EXTRACTED INFORMATION:
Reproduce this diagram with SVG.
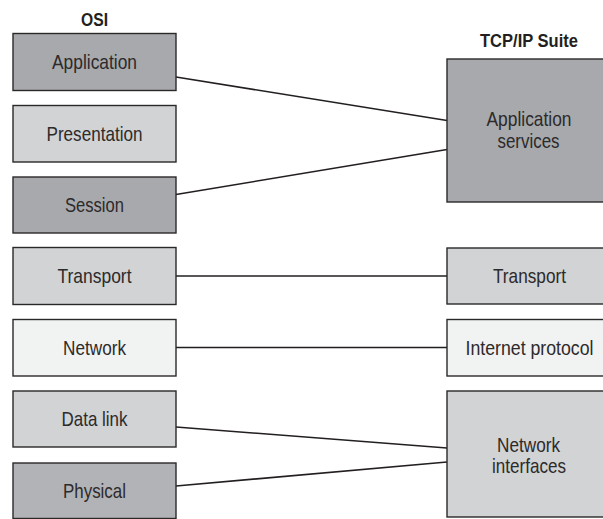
<svg xmlns="http://www.w3.org/2000/svg" width="603" height="519" viewBox="0 0 603 519">
  <style>
    .box { stroke: #2b2828; stroke-width: 1.4; }
    .dark { fill: #a7a9ac; }
    .phys { fill: #b1b3b6; }
    .mid { fill: #d1d3d4; }
    .light { fill: #f1f2f2; }
    .lbl { font-family: "Liberation Sans", Arial, sans-serif; font-size: 21px; fill: #2d2a2b; text-anchor: middle; }
    .head { font-family: "Liberation Sans", Arial, sans-serif; font-size: 18px; font-weight: bold; fill: #231f20; text-anchor: middle; }
    .link { stroke: #231f20; stroke-width: 1.6; fill: none; }
  </style>
  <rect width="603" height="519" fill="#ffffff"/>

  <!-- column headings -->
  <text class="head" x="94.5" y="25.5" textLength="27" lengthAdjust="spacingAndGlyphs">OSI</text>
  <text class="head" x="529" y="47" textLength="98" lengthAdjust="spacingAndGlyphs">TCP/IP Suite</text>

  <!-- connectors between the two stacks -->
  <g id="connectors">
    <line class="link" x1="176" y1="77" x2="447" y2="120.5"/>
    <line class="link" x1="176" y1="194.5" x2="447" y2="149.5"/>
    <line class="link" x1="176" y1="276" x2="447" y2="276"/>
    <line class="link" x1="176" y1="347.5" x2="447" y2="347.5"/>
    <line class="link" x1="176" y1="427" x2="447" y2="448"/>
    <line class="link" x1="176" y1="486" x2="447" y2="462"/>
  </g>

  <!-- OSI layers -->
  <g id="osi-application">
    <rect class="box dark" x="13" y="33.5" width="163" height="57"/>
    <text class="lbl" x="94.5" y="69" textLength="85" lengthAdjust="spacingAndGlyphs">Application</text>
  </g>
  <g id="osi-presentation">
    <rect class="box mid" x="13" y="105.5" width="163" height="56.5"/>
    <text class="lbl" x="94.5" y="140.5" textLength="96" lengthAdjust="spacingAndGlyphs">Presentation</text>
  </g>
  <g id="osi-session">
    <rect class="box dark" x="13" y="177" width="163" height="56"/>
    <text class="lbl" x="94.5" y="212" textLength="59" lengthAdjust="spacingAndGlyphs">Session</text>
  </g>
  <g id="osi-transport">
    <rect class="box mid" x="13" y="247.5" width="163" height="57"/>
    <text class="lbl" x="94.5" y="283" textLength="74" lengthAdjust="spacingAndGlyphs">Transport</text>
  </g>
  <g id="osi-network">
    <rect class="box light" x="13" y="319.5" width="163" height="56.5"/>
    <text class="lbl" x="94.5" y="355" textLength="63" lengthAdjust="spacingAndGlyphs">Network</text>
  </g>
  <g id="osi-datalink">
    <rect class="box mid" x="13" y="391" width="163" height="56"/>
    <text class="lbl" x="94.5" y="425.5" textLength="66" lengthAdjust="spacingAndGlyphs">Data link</text>
  </g>
  <g id="osi-physical">
    <rect class="box phys" x="13" y="463" width="163" height="55.5"/>
    <text class="lbl" x="94.5" y="497.5" textLength="63" lengthAdjust="spacingAndGlyphs">Physical</text>
  </g>

  <!-- TCP/IP layers (boxes run past the right edge) -->
  <g id="tcpip-application">
    <rect class="box dark" x="447" y="59" width="170" height="143"/>
    <text class="lbl" x="529" y="126" textLength="85" lengthAdjust="spacingAndGlyphs">Application</text>
    <text class="lbl" x="528.5" y="148" textLength="62" lengthAdjust="spacingAndGlyphs">services</text>
  </g>
  <g id="tcpip-transport">
    <rect class="box mid" x="447" y="248" width="170" height="56"/>
    <text class="lbl" x="529.5" y="283" textLength="73" lengthAdjust="spacingAndGlyphs">Transport</text>
  </g>
  <g id="tcpip-internet">
    <rect class="box light" x="447" y="319.5" width="170" height="56.5"/>
    <text class="lbl" x="529.5" y="355" textLength="128" lengthAdjust="spacingAndGlyphs">Internet protocol</text>
  </g>
  <g id="tcpip-netif">
    <rect class="box mid" x="447" y="391" width="170" height="126"/>
    <text class="lbl" x="528.5" y="452.3" textLength="63" lengthAdjust="spacingAndGlyphs">Network</text>
    <text class="lbl" x="529" y="473.3" textLength="74" lengthAdjust="spacingAndGlyphs">interfaces</text>
  </g>
</svg>
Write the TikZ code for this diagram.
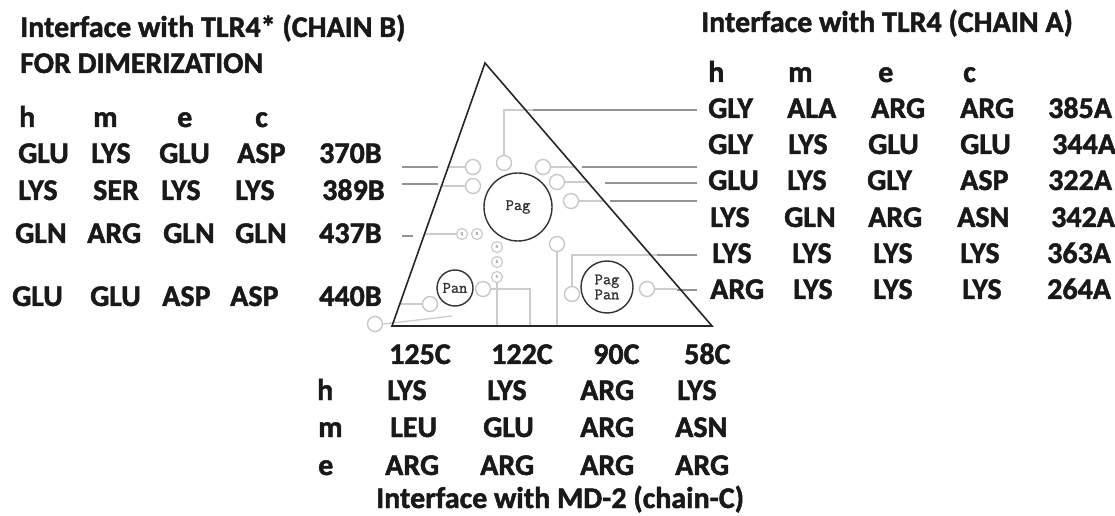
\documentclass[tikz,border=0pt]{standalone}
\usepackage{fontspec}
\setmainfont{Carlito}[BoldFeatures={FakeBold=1.6}]
\newfontfamily\monob{Latin Modern Mono}[FakeBold=1.2]
\begin{document}
\begin{tikzpicture}[x=1bp,y=-1bp,
  lbl/.style={anchor=base west,inner sep=0pt,font=\fontsize{30bp}{34bp}\selectfont\bfseries,text=black!90},
  tri/.style={draw=black!85,line width=1.6bp,line join=miter},
  bigc/.style={circle,draw=black!80,line width=1.4bp,inner sep=0pt,font=\monob\fontsize{16bp}{16bp}\selectfont,align=center,text=black!80},
  smallc/.style={circle,draw=gray!45,line width=1.3bp,inner sep=0pt,minimum size=15bp},
  tinyc/.style={circle,draw=gray!45,line width=1.1bp,inner sep=0pt,minimum size=11bp,font=\ttfamily\fontsize{5bp}{5bp}\selectfont,text=black!60},
  inl/.style={draw=gray!40,line width=1.3bp},
  outl/.style={draw=gray!85,line width=1.8bp}]
\useasboundingbox[fill=white] (0,0) rectangle (1115,516);

% triangle
\coordinate (apex) at (485,63);
\coordinate (bl) at (392,326);
\coordinate (br) at (712,326);

% big circles
\node[bigc,minimum size=68bp] (pag) at (518,207) {Pag};
\node[bigc,minimum size=36bp] (pan) at (455,288) {Pan};
\node[bigc,minimum size=52bp] (pp) at (607,287) {Pag\\[-1bp]Pan};

% small circles
\node[smallc] (c1) at (473,167) {};
\node[smallc] (c2) at (473,186) {};
\node[smallc] (c3) at (504,163) {};
\node[smallc] (c4) at (543,167) {};
\node[smallc] (c5) at (557,182) {};
\node[smallc] (c6) at (571,201) {};
\node[smallc] (c7) at (557,244) {};
\node[smallc] (c8) at (572,294) {};
\node[smallc] (c9) at (647,289) {};
\node[smallc] (c10) at (483,289) {};
\node[smallc] (c11) at (430,304) {};
\node[smallc] (c12) at (375,324) {};
\node[tinyc] (q) at (462,234) {Q};
\node[tinyc] (r1) at (477,234) {R};
\node[tinyc] (r2) at (497,247) {R};
\node[tinyc] (e) at (497,262) {E};
\node[tinyc] (k) at (497,277) {K};

% inner connectors
\draw[inl] (c1.west) -- (448,167);
\draw[inl] (c2.west) -- (441,186);
\draw[inl] (q.west) -- (425,234);
\draw[inl] (c3.north) |- (533,110);
\draw[inl] (c4.east) -- (575,167);
\draw[inl] (c5.east) -- (588,182);
\draw[inl] (c6.east) -- (604,201);
\draw[inl] (c7.south) -- (557,326);
\draw[inl] (c8.north) |- (657,255);
\draw[inl] (c9.east) -- (677,289);
\draw[inl] (c10.east) -| (530,326);
\draw[inl] (k.south) -- (497,326);
\draw[inl] (c11.west) -- (400,304);
\draw[inl] (c12.east) -- (452,316);

% outer connectors
\draw[outl] (402,167) -- (438,167);
\draw[outl] (402,184) -- (438,184);
\draw[outl] (402,236) -- (413,236);
\draw[outl] (533,110) -- (697,110);
\draw[outl] (582,167) -- (697,167);
\draw[outl] (605,183) -- (697,183);
\draw[outl] (610,201) -- (697,201);
\draw[outl] (657,255) -- (697,255);
\draw[outl] (677,290) -- (697,290);

\draw[tri] (apex) -- (bl) -- (br) -- cycle;

% left block
\node[lbl] (tb1) at (20,37) {Interface with TLR4* (CHAIN B)};
\node[lbl] (tb2) at (20,73) {FOR DIMERIZATION};
\foreach \t/\x/\y [count=\i] in {h/19/127,m/93/127,e/177/127,c/255/127,
  GLU/18/163,LYS/91/163,GLU/159/163,ASP/237/163,370B/319/163,
  LYS/18/200,SER/93/200,LYS/161/200,LYS/235/200,389B/322/200,
  GLN/15/243,ARG/87/243,GLN/163/243,GLN/235/243,437B/319/243,
  GLU/12/306,GLU/90/306,ASP/162/306,ASP/230/306,440B/319/306}
  \node[lbl] (lb\i) at (\x,\y) {\t};

% right block
\node[lbl] (ta1) at (701,32) {Interface with TLR4 (CHAIN A)};
\foreach \t/\x/\y [count=\i] in {h/708/82,m/788/82,e/878/82,c/963/82,
  GLY/708/118,ALA/787/118,ARG/871/118,ARG/960/118,385A/1048/118,
  GLY/708/154,LYS/788/154,GLU/868/154,GLU/960/154,344A/1052/154,
  GLU/708/190,LYS/787/190,GLY/867/190,ASP/960/190,322A/1048/190,
  LYS/710/227,GLN/784/227,ARG/868/227,ASN/957/227,342A/1051/227,
  LYS/712/263,LYS/792/263,LYS/873/263,LYS/960/263,363A/1047/263,
  ARG/710/299,LYS/793/299,LYS/873/299,LYS/962/299,264A/1047/299}
  \node[lbl] (la\i) at (\x,\y) {\t};

% bottom block
\foreach \t/\x/\y [count=\i] in {125C/389/364,122C/491/364,90C/593/364,58C/684/364,
  h/317/400,LYS/387/400,LYS/487/400,ARG/580/400,LYS/677/400,
  m/318/437,LEU/390/437,GLU/483/437,ARG/580/437,ASN/675/437,
  e/318/475,ARG/385/475,ARG/480/475,ARG/580/475,ARG/675/475}
  \node[lbl] (lc\i) at (\x,\y) {\t};
\node[lbl] (tc1) at (376,508) {Interface with MD-2 (chain-C)};
\end{tikzpicture}
\end{document}
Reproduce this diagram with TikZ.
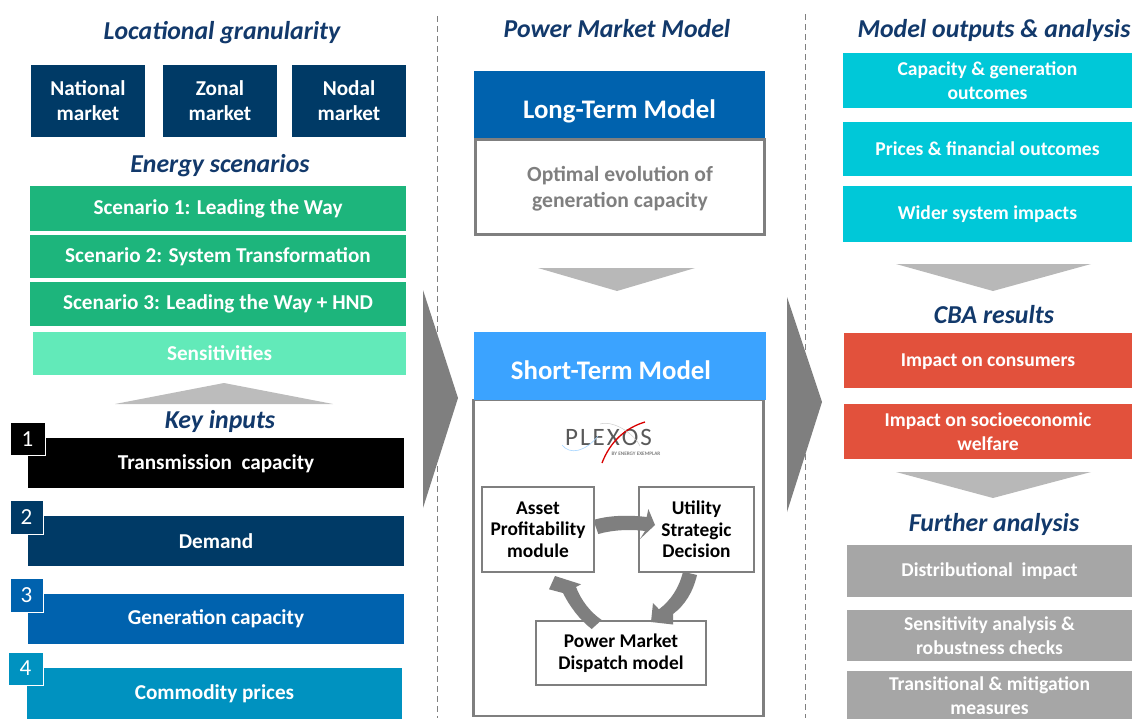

DIRECTIONS FOR THIS TASK: Take the lines from the one holding "Write the TikZ code for this diagram." to the one holding "(k) at (497,277)", both lines included, and give them again exactly, with no pictures.

WORKED SOLUTION:
Write the TikZ code for this diagram.
\documentclass[tikz,border=0pt]{standalone}
\usepackage{fontspec}
\setmainfont{Carlito}[BoldFeatures={FakeBold=1.6}]
\newfontfamily\monob{Latin Modern Mono}[FakeBold=1.2]
\begin{document}
\begin{tikzpicture}[x=1bp,y=-1bp,
  lbl/.style={anchor=base west,inner sep=0pt,font=\fontsize{30bp}{34bp}\selectfont\bfseries,text=black!90},
  tri/.style={draw=black!85,line width=1.6bp,line join=miter},
  bigc/.style={circle,draw=black!80,line width=1.4bp,inner sep=0pt,font=\monob\fontsize{16bp}{16bp}\selectfont,align=center,text=black!80},
  smallc/.style={circle,draw=gray!45,line width=1.3bp,inner sep=0pt,minimum size=15bp},
  tinyc/.style={circle,draw=gray!45,line width=1.1bp,inner sep=0pt,minimum size=11bp,font=\ttfamily\fontsize{5bp}{5bp}\selectfont,text=black!60},
  inl/.style={draw=gray!40,line width=1.3bp},
  outl/.style={draw=gray!85,line width=1.8bp}]
\useasboundingbox[fill=white] (0,0) rectangle (1115,516);

% triangle
\coordinate (apex) at (485,63);
\coordinate (bl) at (392,326);
\coordinate (br) at (712,326);

% big circles
\node[bigc,minimum size=68bp] (pag) at (518,207) {Pag};
\node[bigc,minimum size=36bp] (pan) at (455,288) {Pan};
\node[bigc,minimum size=52bp] (pp) at (607,287) {Pag\\[-1bp]Pan};

% small circles
\node[smallc] (c1) at (473,167) {};
\node[smallc] (c2) at (473,186) {};
\node[smallc] (c3) at (504,163) {};
\node[smallc] (c4) at (543,167) {};
\node[smallc] (c5) at (557,182) {};
\node[smallc] (c6) at (571,201) {};
\node[smallc] (c7) at (557,244) {};
\node[smallc] (c8) at (572,294) {};
\node[smallc] (c9) at (647,289) {};
\node[smallc] (c10) at (483,289) {};
\node[smallc] (c11) at (430,304) {};
\node[smallc] (c12) at (375,324) {};
\node[tinyc] (q) at (462,234) {Q};
\node[tinyc] (r1) at (477,234) {R};
\node[tinyc] (r2) at (497,247) {R};
\node[tinyc] (e) at (497,262) {E};
\node[tinyc] (k) at (497,277) {K};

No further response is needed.